**** RECORDS

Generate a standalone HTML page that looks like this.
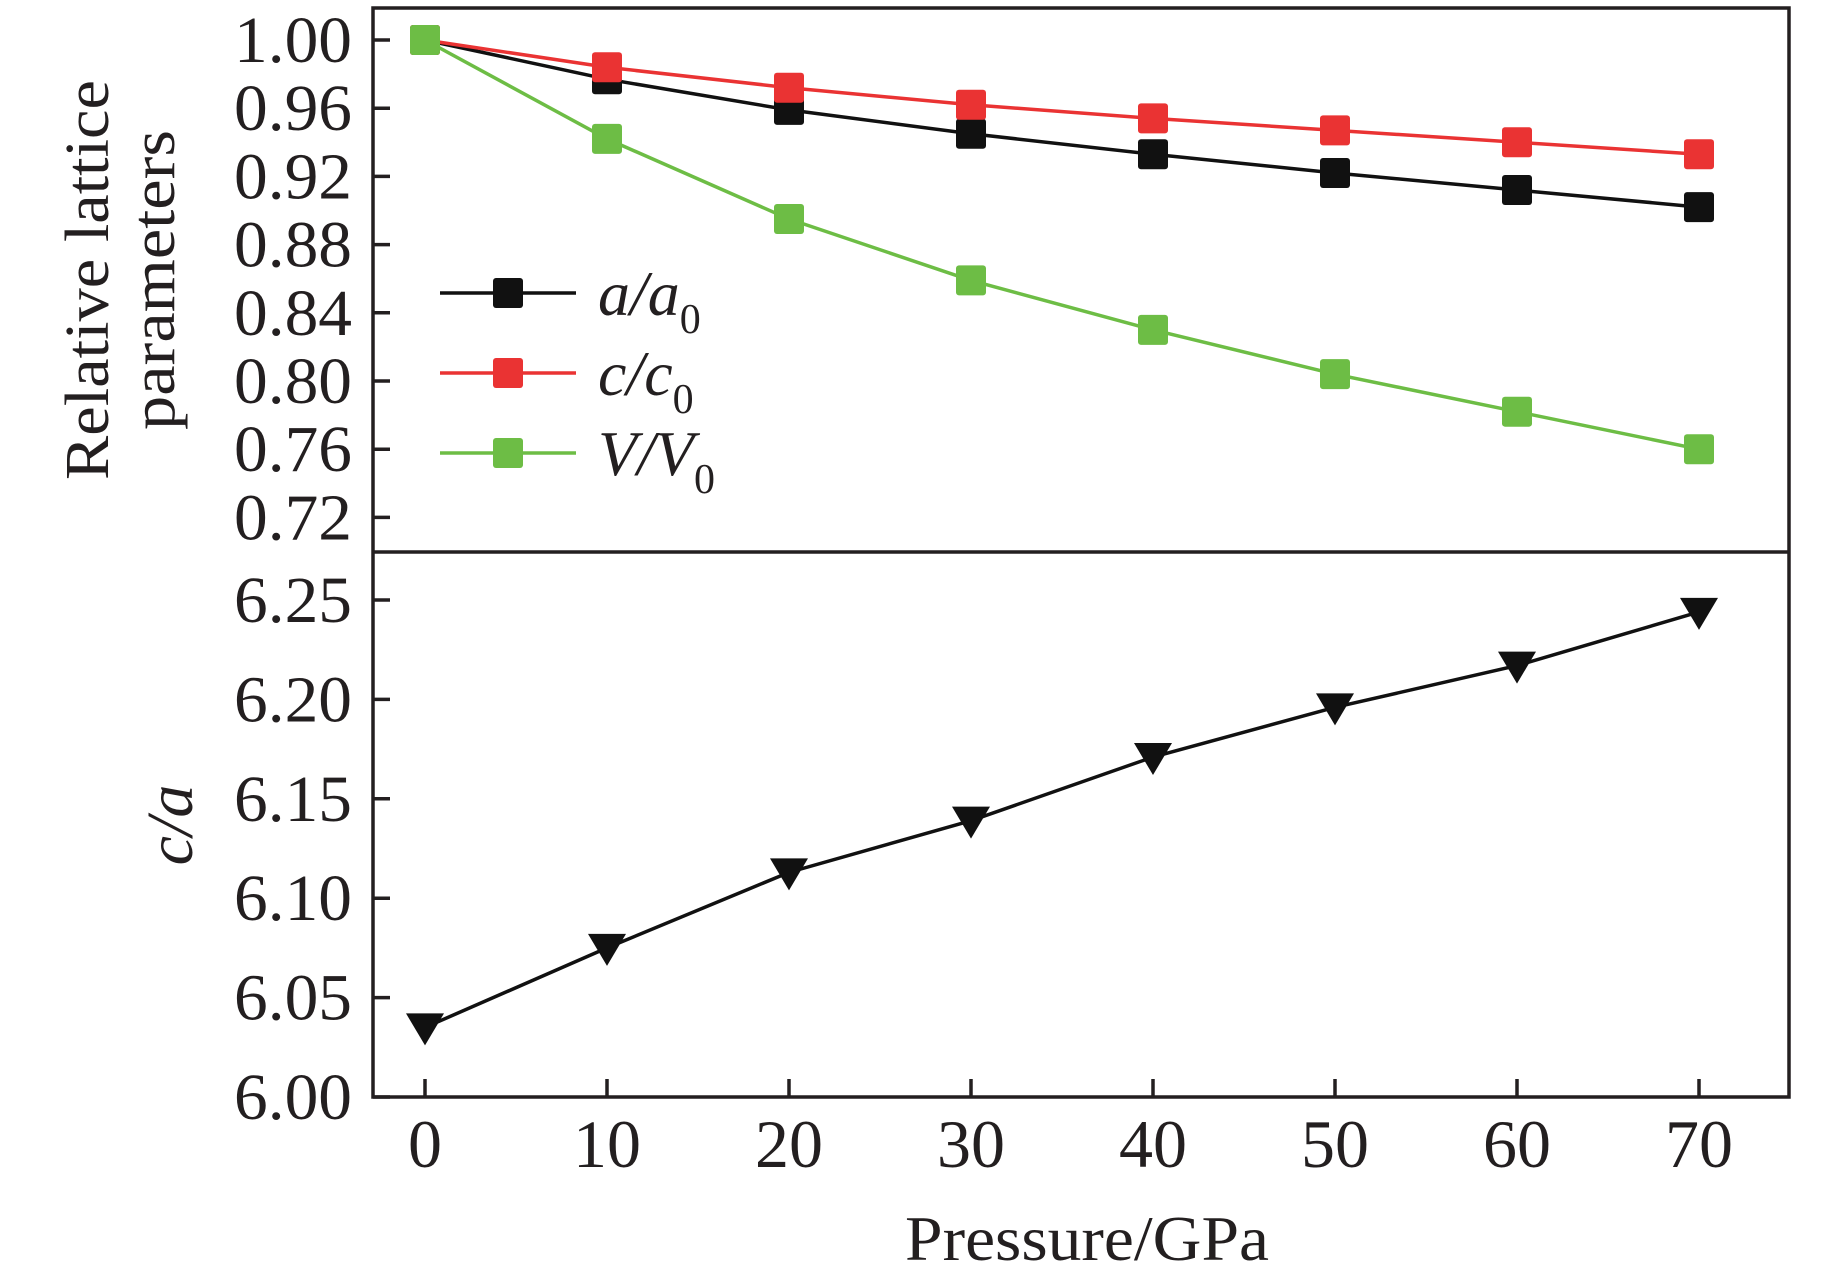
<!DOCTYPE html>
<html><head><meta charset="utf-8"><style>
html,body{margin:0;padding:0;background:#fff}
svg{display:block}
text{font-family:"Liberation Serif",serif;fill:#231f20}
</style></head><body>
<svg id="chart" width="1843" height="1287" viewBox="0 0 1843 1287">
<g id="g"></g>
</svg>
<script>
const pressures=[0,10,20,30,40,50,60,70];
const aRatio=[1.000,0.977,0.959,0.945,0.933,0.922,0.912,0.902];
const cRatio=[1.000,0.984,0.972,0.962,0.954,0.947,0.940,0.933];
const vRatio=[1.000,0.942,0.895,0.859,0.830,0.804,0.782,0.760];
const caRatio=[6.035,6.075,6.113,6.139,6.171,6.196,6.217,6.244];
const topTicks=["1.00","0.96","0.92","0.88","0.84","0.80","0.76","0.72"];
const botTicks=["6.00","6.05","6.10","6.15","6.20","6.25"];
const xTicks=["0","10","20","30","40","50","60","70"];

const NS="http://www.w3.org/2000/svg";
const g=document.getElementById('g');
function el(tag,attrs,parent){const e=document.createElementNS(NS,tag);for(const k in attrs)e.setAttribute(k,attrs[k]);(parent||g).appendChild(e);return e;}
const L=373,R=1789,T=8,MID=552,B=1097;
const xs=p=>425+(p/10)*182;
const yTop=v=>40+(1.00-v)/0.04*68.2;
const yBot=v=>B-(v-6.00)/0.05*99.4;
const dark="#231f20";

let f=el('rect',{x:L,y:T,width:R-L,height:B-T,fill:'none',stroke:dark,'stroke-width':3.5});


let sep=el('line',{x1:L,y1:MID,x2:R,y2:MID,stroke:dark,'stroke-width':3.5});



topTicks.forEach(t=>{const y=yTop(parseFloat(t));
 const tk=el('line',{x1:L,y1:y,x2:L+17,y2:y,stroke:dark,'stroke-width':3.5});
 
 
 const tx=el('text',{x:L-21,y:y+22,'text-anchor':'end','font-size':66,textLength:118,lengthAdjust:'spacingAndGlyphs'});tx.textContent=t;
 
 
});
botTicks.forEach(t=>{const y=yBot(parseFloat(t));
 const tk=el('line',{x1:L,y1:y,x2:L+17,y2:y,stroke:dark,'stroke-width':3.5});
 
 
 const tx=el('text',{x:L-21,y:y+22,'text-anchor':'end','font-size':66,textLength:118,lengthAdjust:'spacingAndGlyphs'});tx.textContent=t;
 
 
});
xTicks.forEach(t=>{const x=xs(parseFloat(t));
 const tk=el('line',{x1:x,y1:B,x2:x,y2:B-18,stroke:dark,'stroke-width':3.5});
 
 
 const tx=el('text',{x:x,y:1167,'text-anchor':'middle','font-size':68});tx.textContent=t;
 
 
});

let xt=el('text',{x:1087,y:1260,'text-anchor':'middle','font-size':64,textLength:364,lengthAdjust:'spacingAndGlyphs'});xt.textContent='Pressure/GPa';


let yt1=el('text',{x:0,y:0,'text-anchor':'middle','font-size':62,transform:'translate(108,280) rotate(-90)',textLength:400,lengthAdjust:'spacingAndGlyphs'});yt1.textContent='Relative lattice';


let yt2=el('text',{x:0,y:0,'text-anchor':'middle','font-size':62,transform:'translate(174,280) rotate(-90)',textLength:300,lengthAdjust:'spacingAndGlyphs'});yt2.textContent='parameters';


let yt3=el('text',{x:0,y:0,'text-anchor':'middle','font-size':66,'font-style':'italic',transform:'translate(192,825) rotate(-90)'});yt3.textContent='c/a';



function series(vals,color,name,yf){
 const pts=vals.map((v,i)=>xs(pressures[i])+','+yf(v)).join(' ');
 const pl=el('polyline',{points:pts,fill:'none',stroke:color,'stroke-width':3.5});
 
 
 vals.forEach((v,i)=>{
  const r=el('rect',{x:xs(pressures[i])-15,y:yf(v)-15,width:30,height:30,rx:3,fill:color});
  
  
 });
}
series(aRatio,'#111111','a-a0',yTop);
series(cRatio,'#ea3333','c-c0',yTop);
series(vRatio,'#6dbd45','v-v0',yTop);

const capts=caRatio.map((v,i)=>xs(pressures[i])+','+yBot(v)).join(' ');
let cal=el('polyline',{points:capts,fill:'none',stroke:'#111','stroke-width':3.5});


caRatio.forEach((v,i)=>{const x=xs(pressures[i]),y=yBot(v);
 const tri=el('polygon',{points:`${x-19},${y-14} ${x+19},${y-14} ${x},${y+18}`,fill:'#111'});
 
 
});

const leg=[['#111111','a','a'],['#ea3333','c','c'],['#6dbd45','V','V']];
const legY=[293,373,453];
leg.forEach((d,i)=>{const y=legY[i];
 const gr=el('g',{});
 
 
 el('line',{x1:440,y1:y,x2:576,y2:y,stroke:d[0],'stroke-width':3.5},gr);
 el('rect',{x:493,y:y-15,width:30,height:30,rx:3,fill:d[0]},gr);
 const t=el('text',{x:598,y:y+22,'font-size':64,'font-style':'italic'},gr);
 t.innerHTML=`${d[1]}/${d[2]}<tspan font-style="normal" font-size="42" dy="18">0</tspan>`;
});
</script>
</body></html>
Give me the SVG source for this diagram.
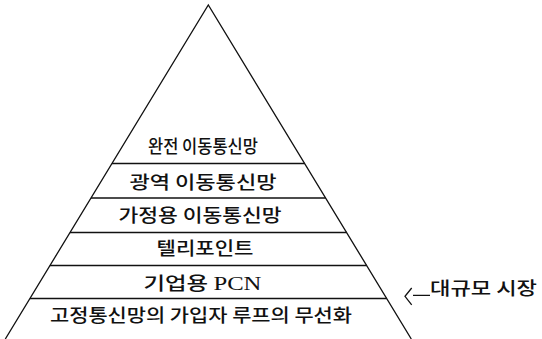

********

_WORK TO COMPLETE_
Reproduce every entry word for word, but omit the pictures.

_CORRECT ANSWER_
Generate a standalone HTML page that looks like this.
<!DOCTYPE html>
<html><head><meta charset="utf-8"><style>
html,body{margin:0;padding:0;background:#fff}
svg{display:block}
text{font-family:"Liberation Serif",serif;fill:#231f20}
</style></head><body>
<svg id="chart" width="1843" height="1287" viewBox="0 0 1843 1287">
<g id="g"></g>
</svg>
<script>
const pressures=[0,10,20,30,40,50,60,70];
const aRatio=[1.000,0.977,0.959,0.945,0.933,0.922,0.912,0.902];
const cRatio=[1.000,0.984,0.972,0.962,0.954,0.947,0.940,0.933];
const vRatio=[1.000,0.942,0.895,0.859,0.830,0.804,0.782,0.760];
const caRatio=[6.035,6.075,6.113,6.139,6.171,6.196,6.217,6.244];
const topTicks=["1.00","0.96","0.92","0.88","0.84","0.80","0.76","0.72"];
const botTicks=["6.00","6.05","6.10","6.15","6.20","6.25"];
const xTicks=["0","10","20","30","40","50","60","70"];

const NS="http://www.w3.org/2000/svg";
const g=document.getElementById('g');
function el(tag,attrs,parent){const e=document.createElementNS(NS,tag);for(const k in attrs)e.setAttribute(k,attrs[k]);(parent||g).appendChild(e);return e;}
const L=373,R=1789,T=8,MID=552,B=1097;
const xs=p=>425+(p/10)*182;
const yTop=v=>40+(1.00-v)/0.04*68.2;
const yBot=v=>B-(v-6.00)/0.05*99.4;
const dark="#231f20";

let f=el('rect',{x:L,y:T,width:R-L,height:B-T,fill:'none',stroke:dark,'stroke-width':3.5});


let sep=el('line',{x1:L,y1:MID,x2:R,y2:MID,stroke:dark,'stroke-width':3.5});



topTicks.forEach(t=>{const y=yTop(parseFloat(t));
 const tk=el('line',{x1:L,y1:y,x2:L+17,y2:y,stroke:dark,'stroke-width':3.5});
 
 
 const tx=el('text',{x:L-21,y:y+22,'text-anchor':'end','font-size':66,textLength:118,lengthAdjust:'spacingAndGlyphs'});tx.textContent=t;
 
 
});
botTicks.forEach(t=>{const y=yBot(parseFloat(t));
 const tk=el('line',{x1:L,y1:y,x2:L+17,y2:y,stroke:dark,'stroke-width':3.5});
 
 
 const tx=el('text',{x:L-21,y:y+22,'text-anchor':'end','font-size':66,textLength:118,lengthAdjust:'spacingAndGlyphs'});tx.textContent=t;
 
 
});
xTicks.forEach(t=>{const x=xs(parseFloat(t));
 const tk=el('line',{x1:x,y1:B,x2:x,y2:B-18,stroke:dark,'stroke-width':3.5});
 
 
 const tx=el('text',{x:x,y:1167,'text-anchor':'middle','font-size':68});tx.textContent=t;
 
 
});

let xt=el('text',{x:1087,y:1260,'text-anchor':'middle','font-size':64,textLength:364,lengthAdjust:'spacingAndGlyphs'});xt.textContent='Pressure/GPa';


let yt1=el('text',{x:0,y:0,'text-anchor':'middle','font-size':62,transform:'translate(108,280) rotate(-90)',textLength:400,lengthAdjust:'spacingAndGlyphs'});yt1.textContent='Relative lattice';


let yt2=el('text',{x:0,y:0,'text-anchor':'middle','font-size':62,transform:'translate(174,280) rotate(-90)',textLength:300,lengthAdjust:'spacingAndGlyphs'});yt2.textContent='parameters';


let yt3=el('text',{x:0,y:0,'text-anchor':'middle','font-size':66,'font-style':'italic',transform:'translate(192,825) rotate(-90)'});yt3.textContent='c/a';



function series(vals,color,name,yf){
 const pts=vals.map((v,i)=>xs(pressures[i])+','+yf(v)).join(' ');
 const pl=el('polyline',{points:pts,fill:'none',stroke:color,'stroke-width':3.5});
 
 
 vals.forEach((v,i)=>{
  const r=el('rect',{x:xs(pressures[i])-15,y:yf(v)-15,width:30,height:30,rx:3,fill:color});
  
  
 });
}
series(aRatio,'#111111','a-a0',yTop);
series(cRatio,'#ea3333','c-c0',yTop);
series(vRatio,'#6dbd45','v-v0',yTop);

const capts=caRatio.map((v,i)=>xs(pressures[i])+','+yBot(v)).join(' ');
let cal=el('polyline',{points:capts,fill:'none',stroke:'#111','stroke-width':3.5});


caRatio.forEach((v,i)=>{const x=xs(pressures[i]),y=yBot(v);
 const tri=el('polygon',{points:`${x-19},${y-14} ${x+19},${y-14} ${x},${y+18}`,fill:'#111'});
 
 
});

const leg=[['#111111','a','a'],['#ea3333','c','c'],['#6dbd45','V','V']];
const legY=[293,373,453];
leg.forEach((d,i)=>{const y=legY[i];
 const gr=el('g',{});
 
 
 el('line',{x1:440,y1:y,x2:576,y2:y,stroke:d[0],'stroke-width':3.5},gr);
 el('rect',{x:493,y:y-15,width:30,height:30,rx:3,fill:d[0]},gr);
 const t=el('text',{x:598,y:y+22,'font-size':64,'font-style':'italic'},gr);
 t.innerHTML=`${d[1]}/${d[2]}<tspan font-style="normal" font-size="42" dy="18">0</tspan>`;
});
</script>
</body></html>
Give me the SVG source for this diagram.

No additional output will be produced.